The latest sprouting of the "China apologists" came after London's Financial Times ran a story pointing to a massive deployment of missiles by China opposite Taiwan. Taipei became worried. The Pentagon said the deployment was not new, even though some 100 of the missiles had been upgraded. Then the China spy story broke; Beijing had gotten away with stealing U.S. nuclear secrets that were costly to the American security strategy.

The backdrop was the talk of a U.S. missile defense system known in Asia as Theater Missile Defense(TMD).

TMD is still on the drawing boards, 10 years away from any deployment. China's missile deployment is a reality; the published doctrine of the People's Liberation Army (PLA) says they are in place for the recovery of Taiwan.

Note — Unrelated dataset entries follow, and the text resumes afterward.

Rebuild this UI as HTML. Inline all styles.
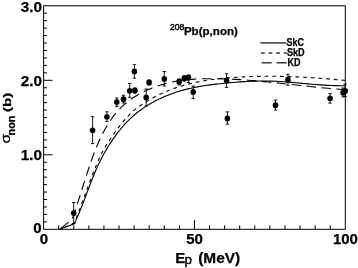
<!DOCTYPE html>
<html><head><meta charset="utf-8"><title>208Pb(p,non)</title>
<style>
html,body{margin:0;padding:0;background:#fff;}
svg{display:block;filter:blur(0.3px);}
text.tk{stroke:#000;stroke-width:0.25px;}
text{font-family:"Liberation Sans",sans-serif;font-weight:bold;fill:#000;}
</style></head><body>
<svg width="358" height="268" viewBox="0 0 358 268">
<rect x="0" y="0" width="358" height="268" fill="#fff"/>

<rect x="43.6" y="5.8" width="301.7" height="223.5" fill="none" stroke="#000" stroke-width="1"/>
<path d="M43.6,221.85h3.4 M43.6,214.40h3.4 M43.6,206.95h3.4 M43.6,199.50h3.4 M43.6,192.05h3.4 M43.6,184.60h3.4 M43.6,177.15h3.4 M43.6,169.70h3.4 M43.6,162.25h3.4 M43.6,154.80h9.0 M43.6,147.35h3.4 M43.6,139.90h3.4 M43.6,132.45h3.4 M43.6,125.00h3.4 M43.6,117.55h3.4 M43.6,110.10h3.4 M43.6,102.65h3.4 M43.6,95.20h3.4 M43.6,87.75h3.4 M43.6,80.30h9.0 M43.6,72.85h3.4 M43.6,65.40h3.4 M43.6,57.95h3.4 M43.6,50.50h3.4 M43.6,43.05h3.4 M43.6,35.60h3.4 M43.6,28.15h3.4 M43.6,20.70h3.4 M43.6,13.25h3.4 M58.69,229.3v-4.0 M73.77,229.3v-4.0 M88.86,229.3v-4.0 M103.94,229.3v-4.0 M119.03,229.3v-4.0 M134.11,229.3v-4.0 M149.19,229.3v-4.0 M164.28,229.3v-4.0 M179.36,229.3v-4.0 M194.45,229.3v-9.2 M209.53,229.3v-4.0 M224.62,229.3v-4.0 M239.70,229.3v-4.0 M254.79,229.3v-4.0 M269.88,229.3v-4.0 M284.96,229.3v-4.0 M300.05,229.3v-4.0 M315.13,229.3v-4.0 M330.22,229.3v-4.0" stroke="#000" stroke-width="1" fill="none"/>
<path d="M59.6,229.3L74.3,223.80 75.8,220.64 77.3,217.29 78.8,213.77 80.3,210.11 81.8,206.33 83.3,202.47 84.8,198.54 86.3,194.58 87.8,190.61 89.3,186.66 90.8,182.75 92.3,178.92 93.8,175.19 95.3,171.58 96.8,168.12 98.3,164.82 99.8,161.67 101.3,158.66 102.8,155.79 104.3,153.05 105.8,150.42 107.3,147.90 108.8,145.48 110.3,143.15 111.8,140.91 113.3,138.74 114.8,136.63 116.3,134.60 117.8,132.63 119.3,130.73 120.8,128.89 122.3,127.11 123.8,125.40 125.3,123.74 126.8,122.15 128.3,120.61 129.8,119.13 131.3,117.70 132.8,116.33 134.3,115.01 135.8,113.74 137.3,112.52 138.8,111.35 140.0,110.44 144.0,107.61 148.0,105.06 152.0,102.73 156.0,100.59 160.0,98.63 164.0,96.82 168.0,95.17 172.0,93.66 176.0,92.28 180.0,91.03 184.0,89.90 188.0,88.88 192.0,87.96 196.0,87.14 200.0,86.40 204.0,85.74 208.0,85.14 212.0,84.61 216.0,84.12 220.0,83.68 224.0,83.28 228.0,82.90 232.0,82.54 236.0,82.22 240.0,81.92 244.0,81.65 248.0,81.43 252.0,81.25 256.0,81.12 260.0,81.04 264.0,81.01 268.0,81.05 272.0,81.15 276.0,81.31 280.0,81.52 284.0,81.78 288.0,82.08 292.0,82.41 296.0,82.76 300.0,83.13 304.0,83.50 308.0,83.86 312.0,84.22 316.0,84.56 320.0,84.87 324.0,85.14 328.0,85.37 332.0,85.55 336.0,85.67 340.0,85.72 344.0,85.70 345.0,85.68" fill="none" stroke="#000" stroke-width="1.1"/>
<path d="M59.6,229.3L74.0,223.29 75.5,219.75 77.0,216.08 78.5,212.28 80.0,208.38 81.5,204.41 83.0,200.37 84.5,196.30 86.0,192.21 87.5,188.12 89.0,184.05 90.5,180.03 92.0,176.07 93.5,172.19 95.0,168.41 96.5,164.76 98.0,161.24 99.5,157.88 101.0,154.70 102.5,151.71 104.0,148.92 105.5,146.35 107.0,143.95 108.5,141.67 110.0,139.46 111.5,137.27 113.0,135.12 114.5,133.00 116.0,130.91 117.5,128.87 119.0,126.87 120.5,124.92 122.0,123.04 123.5,121.21 125.0,119.45 126.5,117.75 128.0,116.14 129.5,114.60 131.0,113.14 132.5,111.76 134.0,110.44 135.5,109.19 137.0,107.99 138.5,106.85 140.0,105.76 144.0,103.07 148.0,100.62 152.0,98.35 156.0,96.23 160.0,94.26 164.0,92.43 168.0,90.75 172.0,89.19 176.0,87.76 180.0,86.45 184.0,85.25 188.0,84.17 192.0,83.18 196.0,82.29 200.0,81.49 204.0,80.77 208.0,80.12 212.0,79.55 216.0,79.05 220.0,78.60 224.0,78.21 228.0,77.86 232.0,77.56 236.0,77.29 240.0,77.05 244.0,76.85 248.0,76.68 252.0,76.54 256.0,76.43 260.0,76.35 264.0,76.30 268.0,76.28 272.0,76.29 276.0,76.32 280.0,76.39 284.0,76.47 288.0,76.58 292.0,76.72 296.0,76.88 300.0,77.06 304.0,77.26 308.0,77.49 312.0,77.73 316.0,77.99 320.0,78.27 324.0,78.58 328.0,78.89 332.0,79.23 336.0,79.58 340.0,79.94 344.0,80.32 345.0,80.41" fill="none" stroke="#000" stroke-width="1.1" stroke-dasharray="3.7 4" stroke-dashoffset="2.3"/>
<path d="M59.6,229.3L72.0,219.52 73.5,215.34 75.0,211.00 76.5,206.52 78.0,201.93 79.5,197.25 81.0,192.52 82.5,187.76 84.0,183.00 85.5,178.27 87.0,173.60 88.5,169.02 90.0,164.54 91.5,160.21 93.0,156.06 94.5,152.08 96.0,148.28 97.5,144.67 99.0,141.23 100.5,137.97 102.0,134.88 103.5,131.95 105.0,129.18 106.5,126.56 108.0,124.09 109.5,121.74 111.0,119.52 112.5,117.42 114.0,115.44 115.5,113.56 117.0,111.79 118.5,110.11 120.0,108.52 121.5,107.02 123.0,105.61 124.5,104.27 126.0,103.00 127.5,101.79 129.0,100.65 130.5,99.56 132.0,98.52 133.5,97.53 135.0,96.57 136.5,95.66 138.0,94.77 139.5,93.93 140.0,93.65 144.0,91.57 148.0,89.70 152.0,88.02 156.0,86.52 160.0,85.18 164.0,84.00 168.0,82.96 172.0,82.07 176.0,81.30 180.0,80.65 184.0,80.11 188.0,79.67 192.0,79.33 196.0,79.07 200.0,78.88 204.0,78.76 208.0,78.70 212.0,78.69 216.0,78.71 220.0,78.78 224.0,78.89 228.0,79.04 232.0,79.21 236.0,79.42 240.0,79.66 244.0,79.93 248.0,80.23 252.0,80.55 256.0,80.88 260.0,81.24 264.0,81.62 268.0,82.01 272.0,82.42 276.0,82.83 280.0,83.26 284.0,83.69 288.0,84.13 292.0,84.57 296.0,85.01 300.0,85.45 304.0,85.89 308.0,86.32 312.0,86.74 316.0,87.16 320.0,87.56 324.0,87.95 328.0,88.32 332.0,88.67 336.0,89.01 340.0,89.32 344.0,89.61 345.0,89.67" fill="none" stroke="#000" stroke-width="1.1" stroke-dasharray="9.5 5.5" stroke-dashoffset="13"/>
<path d="M73.7,202.5V223.5M72.0,202.5h3.4M72.0,223.5h3.4 M92.6,116.7V143.6M90.9,116.7h3.4M90.9,143.6h3.4 M106.9,111.8V121.4M105.2,111.8h3.4M105.2,121.4h3.4 M116.8,98.0V106.4M115.1,98.0h3.4M115.1,106.4h3.4 M123.5,95.3V103.0M121.8,95.3h3.4M121.8,103.0h3.4 M129.7,83.5V97.3M128.0,83.5h3.4M128.0,97.3h3.4 M134.4,64.7V78.2M132.7,64.7h3.4M132.7,78.2h3.4 M146.2,89.0V106.0M144.5,89.0h3.4M144.5,106.0h3.4 M164.3,71.5V86.0M162.6,71.5h3.4M162.6,86.0h3.4 M179.2,80.0V84.9M177.5,80.0h3.4M177.5,84.9h3.4 M188.4,77.0V82.5M186.7,77.0h3.4M186.7,82.5h3.4 M193.2,86.0V98.6M191.5,86.0h3.4M191.5,98.6h3.4 M226.6,73.8V87.4M224.9,73.8h3.4M224.9,87.4h3.4 M227.4,111.9V124.2M225.7,111.9h3.4M225.7,124.2h3.4 M275.5,100.0V110.1M273.8,100.0h3.4M273.8,110.1h3.4 M287.9,74.3V85.2M286.2,74.3h3.4M286.2,85.2h3.4 M330.1,93.6V103.2M328.4,93.6h3.4M328.4,103.2h3.4 M343.1,88.0V96.9M341.4,88.0h3.4M341.4,96.9h3.4 M345.2,84.2V96.5M343.5,84.2h3.4M343.5,96.5h3.4" stroke="#000" stroke-width="0.9" fill="none"/>
<ellipse cx="73.7" cy="213.1" rx="2.8" ry="2.9" fill="#000"/>
<ellipse cx="92.6" cy="130.3" rx="2.8" ry="2.9" fill="#000"/>
<ellipse cx="106.9" cy="116.8" rx="2.8" ry="2.9" fill="#000"/>
<ellipse cx="116.8" cy="102.1" rx="2.8" ry="2.9" fill="#000"/>
<ellipse cx="123.5" cy="99.2" rx="2.8" ry="2.9" fill="#000"/>
<ellipse cx="129.7" cy="90.8" rx="2.8" ry="2.9" fill="#000"/>
<ellipse cx="134.9" cy="90.6" rx="2.8" ry="3.3" fill="#000"/>
<ellipse cx="134.4" cy="71.4" rx="2.8" ry="2.9" fill="#000"/>
<ellipse cx="146.2" cy="97.5" rx="2.8" ry="2.9" fill="#000"/>
<ellipse cx="149.1" cy="82.5" rx="2.8" ry="3.3" fill="#000"/>
<ellipse cx="164.3" cy="78.9" rx="2.8" ry="2.9" fill="#000"/>
<ellipse cx="179.2" cy="81.6" rx="2.8" ry="3.3" fill="#000"/>
<ellipse cx="184.3" cy="78.4" rx="2.8" ry="3.3" fill="#000"/>
<ellipse cx="188.4" cy="77.5" rx="2.8" ry="3.3" fill="#000"/>
<ellipse cx="193.2" cy="92.0" rx="2.8" ry="2.9" fill="#000"/>
<ellipse cx="226.6" cy="80.5" rx="2.8" ry="2.9" fill="#000"/>
<ellipse cx="227.4" cy="118.4" rx="2.8" ry="2.9" fill="#000"/>
<ellipse cx="275.5" cy="105.2" rx="2.8" ry="2.9" fill="#000"/>
<ellipse cx="287.9" cy="79.7" rx="2.8" ry="2.9" fill="#000"/>
<ellipse cx="330.1" cy="98.3" rx="2.8" ry="2.9" fill="#000"/>
<ellipse cx="343.1" cy="92.7" rx="2.8" ry="2.9" fill="#000"/>
<ellipse cx="345.2" cy="90.9" rx="2.8" ry="2.9" fill="#000"/>
<path d="M260.3,42.9H286.6" stroke="#3a3a3a" stroke-width="1.5" fill="none"/>
<path d="M261,52.9H287.4" stroke="#3a3a3a" stroke-width="1.5" stroke-dasharray="3.8 3.8" fill="none"/>
<path d="M261.6,62.8h10.1M276.7,62.8h10.1" stroke="#3a3a3a" stroke-width="1.5" fill="none"/>
<text class="tk" x="286.6" y="46.0" font-size="10.5" textLength="17.4" lengthAdjust="spacingAndGlyphs">SkC</text>
<text class="tk" x="286.9" y="56.4" font-size="10.5" textLength="17.8" lengthAdjust="spacingAndGlyphs">SkD</text>
<text class="tk" x="287.6" y="66" font-size="10.5" textLength="13" lengthAdjust="spacingAndGlyphs">KD</text>
<text x="170.0" y="29.8" font-size="8.6" textLength="14.2" lengthAdjust="spacingAndGlyphs" style="font-weight:normal;stroke:#000;stroke-width:0.45px">208</text>
<text class="tk" x="183.9" y="35.1" font-size="11.6" textLength="54" lengthAdjust="spacingAndGlyphs">Pb(p,non)</text>
<text class="tk" x="41.9" y="11.7" font-size="15.3" text-anchor="end">3.0</text>
<text class="tk" x="41.9" y="85.8" font-size="15.3" text-anchor="end">2.0</text>
<text class="tk" x="41.9" y="159.5" font-size="15.3" text-anchor="end">1.0</text>
<text class="tk" x="41.5" y="232.7" font-size="15" text-anchor="end">0</text>
<text class="tk" x="43.9" y="243.8" font-size="15" text-anchor="middle">0</text>
<text class="tk" x="194.6" y="243.8" font-size="15" text-anchor="middle">50</text>
<text class="tk" x="345.4" y="243.8" font-size="15" text-anchor="middle">100</text>
<text class="tk" x="175.2" y="262.8" font-size="15">E</text>
<text x="184.6" y="264.4" font-size="13.4" style="font-weight:normal;stroke:#000;stroke-width:0.45px">p</text>
<text class="tk" x="198.2" y="262.8" font-size="15" textLength="42" lengthAdjust="spacingAndGlyphs">(MeV)</text>
<g transform="translate(10.2,143.4) rotate(-90)">
<text x="-0.2" y="-0.4" font-size="13.5" textLength="9.7" lengthAdjust="spacingAndGlyphs" style="font-weight:normal;stroke:#000;stroke-width:0.3px">σ</text>
<text class="tk" x="8.0" y="4.6" font-size="10.6" textLength="19.8" lengthAdjust="spacingAndGlyphs">non</text>
<text class="tk" x="31.4" y="0.4" font-size="11.8" textLength="19.2" lengthAdjust="spacingAndGlyphs">(b)</text>
</g>
</svg></body></html>
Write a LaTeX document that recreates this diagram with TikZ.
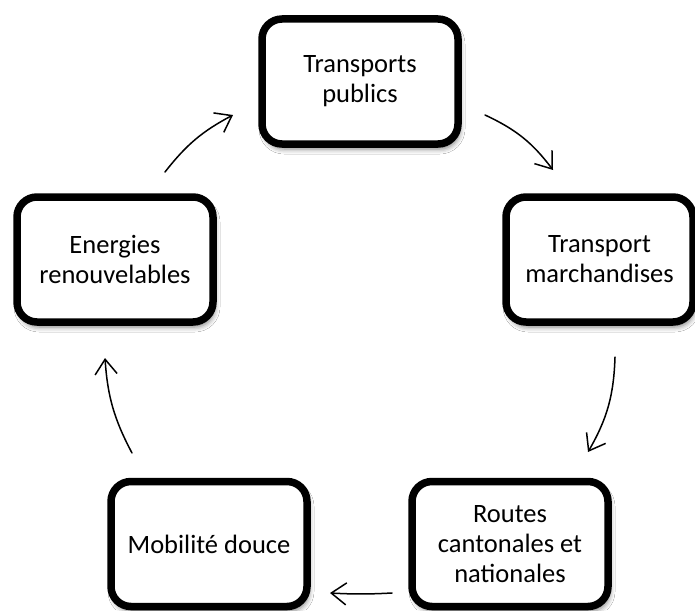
\documentclass[tikz,border=0pt]{standalone}
\usepackage{fontspec}
\setmainfont{Carlito}
\usetikzlibrary{arrows.meta,shadows.blur}
\begin{document}
\begin{tikzpicture}[x=1pt,y=-1pt,
  box/.style={draw=black, line width=7.5pt, rounded corners=20pt, fill=white,
    align=center, minimum width=196pt, minimum height=125pt, inner sep=0pt,
    font=\fontsize{26.5}{30}\selectfont,
    blur shadow={shadow xshift=2pt, shadow yshift=-5pt,
      shadow blur radius=5pt, shadow opacity=50}},
  flow/.style={line width=1.5pt, line cap=round,
    -{Straight Barb[length=15pt,width=22pt]}}]

  % page
  \fill[white] (0,0) rectangle (695,610);
  \useasboundingbox (0,0) rectangle (695,610);

  % the five stages of the cycle
  \node[box] (tp) at (360,81.5) {Transports\\publics};
  \node[box, minimum width=187pt] (tm) at (599.5,259.5) {Transport\\marchandises};
  \node[box] (rc) at (510,544) {Routes\\cantonales et\\nationales};
  \node[box] (md) at (209,544) {Mobilité douce};
  \node[box] (er) at (115,259.5) {Energies\\renouvelables};

  % free ends of the connectors
  \coordinate (er-out) at (165,172);
  \coordinate (tp-in)  at (233,115);
  \coordinate (tp-out) at (485,115);
  \coordinate (tm-in)  at (553,170);
  \coordinate (tm-out) at (615,357);
  \coordinate (rc-in)  at (588,452);
  \coordinate (rc-out) at (392,593);
  \coordinate (md-in)  at (330,593);
  \coordinate (md-out) at (132,453);
  \coordinate (er-in)  at (105,358);

  % connectors, clockwise
  \draw[flow] (er-out) to[bend left=12] (tp-in);
  \draw[flow] (tp-out) to[bend left=14] (tm-in);
  \draw[flow] (tm-out) to[bend left=14] (rc-in);
  \draw[flow] (rc-out) to[bend left=3] (md-in);
  \draw[flow] (md-out) to[bend left=12] (er-in);
\end{tikzpicture}
\end{document}
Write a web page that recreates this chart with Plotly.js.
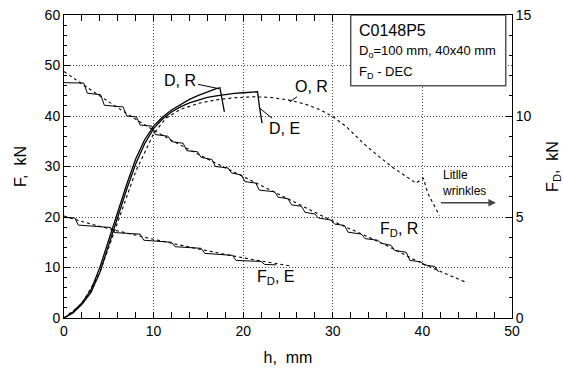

Are we "demonizing" the world's most populous nation, as the apologists say, by talking about TMD and criticizing China's own missile build-up? Some academicians might be worried that a strain in US-China relations would mean they wouldn't be invited back to Shanghai or Chengdu to finish research papers.

These are the same "opinion-leaders" who have been saying that China deserves special treatment on trade, looking the other way on human rights and dissidents and forgiving crackdowns on the press, just because "someday China is going to become a great power."

The way to encourage China to become a great power in the best sense is to hold it to account for its actions today.

The significance of the U.S. sending a second aircraft carrier battle group, the U.S.S. Nimitz, toward Taiwan to augment the presence of the carrier U.S.S. Independence, in March 1996 after China had fired intimidating missiles toward Taiwan is immense, a watershed event in American security policy in Asia.

The "China apologists" should add to their reading lists "Crisis In The Taiwan Strait," edited by James R.Lilley and Chuck Downs, published by the National Defense University Press, Fort McNair, Washington D.C. in cooperation with the American Enterprise Institute (1997).

The book analyzes U.S and China missile potential, tactics and strategy from every perspective imaginable.